Tuesday, August 31, 2010

Dinosaurs, insects and the lot

While the sun was shining brightly, I went to the National History Museum. It's in the most beautiful, huge building you can imagine, built in 1880 in Romanesque style. The walls are decorated with lots of terracotta animals and plants.

Kids-magnets are a great dinosaurs exhibition (and shop) as well as Creepy Crawlies, an exhibition about insects and arthropods. They even have a colony of leaf-cutter ants from Trinidad which feed on an fungus that they grow on the leaves they gather before the eyes of the visitors.

I went onto a tour through the museum's large collection of animals preserved in spirit. Some weren't very nice to look at. Just imagine a fox, a sheep or a giant squid in alcohol.

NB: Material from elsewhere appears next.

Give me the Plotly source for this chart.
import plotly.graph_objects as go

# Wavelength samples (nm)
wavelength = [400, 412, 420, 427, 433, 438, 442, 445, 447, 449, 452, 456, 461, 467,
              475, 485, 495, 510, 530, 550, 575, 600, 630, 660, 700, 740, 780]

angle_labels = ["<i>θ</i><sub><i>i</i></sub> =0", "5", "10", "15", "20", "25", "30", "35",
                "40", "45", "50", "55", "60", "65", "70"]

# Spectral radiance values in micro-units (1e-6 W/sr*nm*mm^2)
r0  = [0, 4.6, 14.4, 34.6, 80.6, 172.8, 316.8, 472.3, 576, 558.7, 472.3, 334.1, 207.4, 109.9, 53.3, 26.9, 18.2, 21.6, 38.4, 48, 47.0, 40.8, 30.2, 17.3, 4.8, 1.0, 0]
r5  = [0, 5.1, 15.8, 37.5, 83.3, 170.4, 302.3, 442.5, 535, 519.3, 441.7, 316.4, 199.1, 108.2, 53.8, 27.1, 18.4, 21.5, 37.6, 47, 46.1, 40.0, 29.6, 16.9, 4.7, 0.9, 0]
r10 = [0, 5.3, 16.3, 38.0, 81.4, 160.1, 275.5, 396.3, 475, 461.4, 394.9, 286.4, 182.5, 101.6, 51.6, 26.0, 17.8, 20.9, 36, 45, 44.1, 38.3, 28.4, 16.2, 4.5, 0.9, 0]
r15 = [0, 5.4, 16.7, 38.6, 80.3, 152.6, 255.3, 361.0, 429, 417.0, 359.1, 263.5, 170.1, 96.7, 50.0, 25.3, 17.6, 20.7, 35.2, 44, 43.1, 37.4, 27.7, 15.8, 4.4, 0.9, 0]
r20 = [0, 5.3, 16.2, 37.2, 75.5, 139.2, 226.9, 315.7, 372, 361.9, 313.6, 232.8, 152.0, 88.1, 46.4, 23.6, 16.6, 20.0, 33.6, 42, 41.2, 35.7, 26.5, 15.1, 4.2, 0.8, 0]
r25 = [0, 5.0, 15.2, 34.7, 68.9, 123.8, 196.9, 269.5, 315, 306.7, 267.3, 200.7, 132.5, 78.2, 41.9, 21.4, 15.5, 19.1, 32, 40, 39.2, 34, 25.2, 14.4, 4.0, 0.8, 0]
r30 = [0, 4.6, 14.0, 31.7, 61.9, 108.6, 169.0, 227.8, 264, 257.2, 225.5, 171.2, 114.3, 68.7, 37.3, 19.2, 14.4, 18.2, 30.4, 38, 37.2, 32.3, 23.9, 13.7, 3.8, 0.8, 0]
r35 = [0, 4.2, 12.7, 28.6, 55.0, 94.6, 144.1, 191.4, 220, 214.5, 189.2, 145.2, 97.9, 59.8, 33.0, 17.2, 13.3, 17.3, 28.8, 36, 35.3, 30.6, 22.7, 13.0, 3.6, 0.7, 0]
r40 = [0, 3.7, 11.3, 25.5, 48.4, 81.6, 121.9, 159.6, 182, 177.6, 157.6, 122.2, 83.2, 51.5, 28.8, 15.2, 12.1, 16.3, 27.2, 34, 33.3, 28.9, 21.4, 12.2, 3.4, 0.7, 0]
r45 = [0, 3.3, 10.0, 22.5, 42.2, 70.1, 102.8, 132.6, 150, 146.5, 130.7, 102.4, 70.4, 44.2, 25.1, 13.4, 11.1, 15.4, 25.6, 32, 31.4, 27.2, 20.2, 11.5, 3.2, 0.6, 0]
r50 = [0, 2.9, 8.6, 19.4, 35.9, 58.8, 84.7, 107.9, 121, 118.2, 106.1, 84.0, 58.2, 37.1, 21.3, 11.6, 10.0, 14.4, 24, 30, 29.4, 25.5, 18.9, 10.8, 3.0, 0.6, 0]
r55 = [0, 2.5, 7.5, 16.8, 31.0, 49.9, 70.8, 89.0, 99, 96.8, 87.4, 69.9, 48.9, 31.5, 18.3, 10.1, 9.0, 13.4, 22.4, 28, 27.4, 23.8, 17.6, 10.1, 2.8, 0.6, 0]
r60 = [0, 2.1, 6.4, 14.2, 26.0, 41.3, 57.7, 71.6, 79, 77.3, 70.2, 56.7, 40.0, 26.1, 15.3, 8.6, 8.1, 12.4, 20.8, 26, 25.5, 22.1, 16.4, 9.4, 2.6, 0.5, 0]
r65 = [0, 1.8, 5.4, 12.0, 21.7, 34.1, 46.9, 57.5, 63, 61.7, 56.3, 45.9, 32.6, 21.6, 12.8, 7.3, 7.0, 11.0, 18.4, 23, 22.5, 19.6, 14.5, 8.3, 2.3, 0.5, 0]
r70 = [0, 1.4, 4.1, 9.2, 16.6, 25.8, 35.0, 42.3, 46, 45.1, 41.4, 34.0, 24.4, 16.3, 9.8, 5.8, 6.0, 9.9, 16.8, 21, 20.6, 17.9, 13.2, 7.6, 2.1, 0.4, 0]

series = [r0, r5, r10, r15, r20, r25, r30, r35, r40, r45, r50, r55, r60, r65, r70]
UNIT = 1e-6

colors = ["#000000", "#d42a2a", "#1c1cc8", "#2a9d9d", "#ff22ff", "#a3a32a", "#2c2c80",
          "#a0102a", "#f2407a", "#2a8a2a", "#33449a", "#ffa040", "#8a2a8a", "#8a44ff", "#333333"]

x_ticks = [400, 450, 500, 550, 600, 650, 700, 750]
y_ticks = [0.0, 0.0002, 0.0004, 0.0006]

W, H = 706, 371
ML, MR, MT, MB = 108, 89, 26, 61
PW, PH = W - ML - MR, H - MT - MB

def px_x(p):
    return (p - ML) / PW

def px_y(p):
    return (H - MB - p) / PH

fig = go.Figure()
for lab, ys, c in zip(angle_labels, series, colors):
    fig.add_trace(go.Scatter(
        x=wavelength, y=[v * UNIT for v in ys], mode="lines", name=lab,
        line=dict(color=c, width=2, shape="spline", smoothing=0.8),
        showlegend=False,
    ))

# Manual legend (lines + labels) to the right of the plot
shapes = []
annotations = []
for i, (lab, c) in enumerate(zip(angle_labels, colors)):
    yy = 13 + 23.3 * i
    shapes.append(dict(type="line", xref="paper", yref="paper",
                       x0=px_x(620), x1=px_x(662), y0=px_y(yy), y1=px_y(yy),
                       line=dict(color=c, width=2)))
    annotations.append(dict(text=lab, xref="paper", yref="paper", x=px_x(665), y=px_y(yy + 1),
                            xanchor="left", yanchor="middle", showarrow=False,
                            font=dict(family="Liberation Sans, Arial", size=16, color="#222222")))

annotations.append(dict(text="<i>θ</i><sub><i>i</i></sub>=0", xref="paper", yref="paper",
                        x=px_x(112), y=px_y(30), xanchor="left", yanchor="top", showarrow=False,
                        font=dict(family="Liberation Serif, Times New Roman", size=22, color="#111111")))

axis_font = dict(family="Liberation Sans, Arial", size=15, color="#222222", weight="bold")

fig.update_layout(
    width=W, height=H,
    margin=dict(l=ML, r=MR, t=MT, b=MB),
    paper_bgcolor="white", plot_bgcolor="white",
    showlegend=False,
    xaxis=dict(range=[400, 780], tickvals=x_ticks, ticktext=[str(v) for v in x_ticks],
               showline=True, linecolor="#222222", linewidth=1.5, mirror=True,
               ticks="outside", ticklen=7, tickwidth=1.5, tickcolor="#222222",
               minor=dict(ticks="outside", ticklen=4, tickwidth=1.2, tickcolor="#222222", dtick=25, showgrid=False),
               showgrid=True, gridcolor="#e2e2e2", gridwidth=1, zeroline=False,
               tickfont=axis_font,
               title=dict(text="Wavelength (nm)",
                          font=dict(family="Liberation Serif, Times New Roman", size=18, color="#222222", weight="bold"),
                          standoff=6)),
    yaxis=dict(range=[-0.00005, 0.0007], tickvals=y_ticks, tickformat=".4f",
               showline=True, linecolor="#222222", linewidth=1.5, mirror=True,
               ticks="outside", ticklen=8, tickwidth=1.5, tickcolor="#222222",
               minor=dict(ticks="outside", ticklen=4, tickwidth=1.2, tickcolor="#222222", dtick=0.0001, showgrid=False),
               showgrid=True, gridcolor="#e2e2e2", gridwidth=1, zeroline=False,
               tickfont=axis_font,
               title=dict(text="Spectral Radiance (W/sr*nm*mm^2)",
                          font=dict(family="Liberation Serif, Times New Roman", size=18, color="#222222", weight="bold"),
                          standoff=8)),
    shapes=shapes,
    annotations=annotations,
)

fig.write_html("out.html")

At the end of the tour I asked my guide if they display "a partially digested human head from a perm whale's stomach", as my guide book says. She just shook her head and led me to a jar with a poor squid that lost its life after having been swallowed by a whale. So don't believe every word your guide book says!

In the evening I, again, went to the theatre. This time I saw Clybourne Park by Bruce Norris at the Royal Court Theatre. Seven great actors and actresses, among them Martin Freeman (The Office) and Sophie Thompson (younger sister of Emma Thompson), made this excellent satirical play on race and hidden racism a unique experience.